"The Israeli-Palestinian conflict is the most tragic example in modern history of the folly of trying to base political arrangements on the myths in ancient books."Unfortunately, what could have been a profound sentence turned possible insight to injury with the phrase "myths in ancient books." Don't think we should politically live to the word of the Bible? That's why we have seperation of church and state. If all adulterers were stoned, we'd need to kill about a quarter of Americans. But the phrase Susan Jacoby uses to describe the Holy Books -- the Torah, Bible and Koran -- is simply incendiary. To actually convince someone to come to your opinion, showing them respect is a good start. The phrase she uses only translates a lack of respect.

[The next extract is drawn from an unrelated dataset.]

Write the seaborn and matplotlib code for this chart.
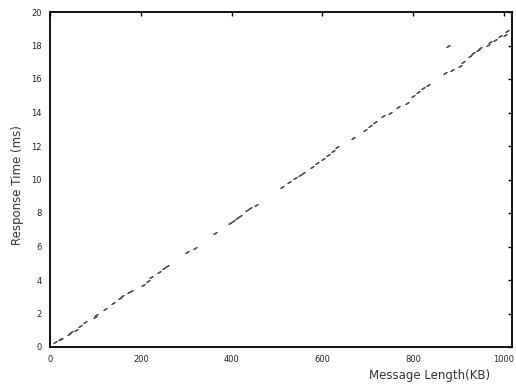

Unfortunately, at a time when we need a good news source more than ever, this becomes just more evidence that the Washington Post is out of touch with many Americans.
3 comments:
Incendiary to some, perhaps, but I see the larger point that Jacoby, a devout secularist, is pointing out here and I think it lends (whether intentionally or not) to your notion of the separation of church and state. Jacoby is right to identify the apparent folly in the Israeli conflict precisely because both state's claims are rooted in an overtly religious understanding of national origin and territorial destiny. I have no argument with your claim that referring to holy books as 'myths' is incendiary. But, I think this obscures the very valid point of her missive: that the intractable conflict in the Middle East is just so because of the state being caught up in a wholly religious purpose.
Question: Do you consider the stories of the Greek and Roman pantheons to be myths?
I would offer that the current conflict (and I'll define current conflict as post-Ottoman Empire era to today) of the Middle often is called a religious conflict. Yet, it has little to do with religion. This is a situation of major nations playing "Risk" with real land and real ethnic peoples.
Moreover, most religious conflict throughout history has little to do with religion. The Crusades might be given a religious catalyst, yet it's squarely an economic war.
On the second question, the Bible, Koran and the Jewish sacred scriptures are mythological in the sense they tell a story that provides overarching meaning. In that sense, it plays the same role as Greek and Roman myths. However, I agree with Greg that Jacoby wasn't using that definition, but rather was saying it was adolescent and false.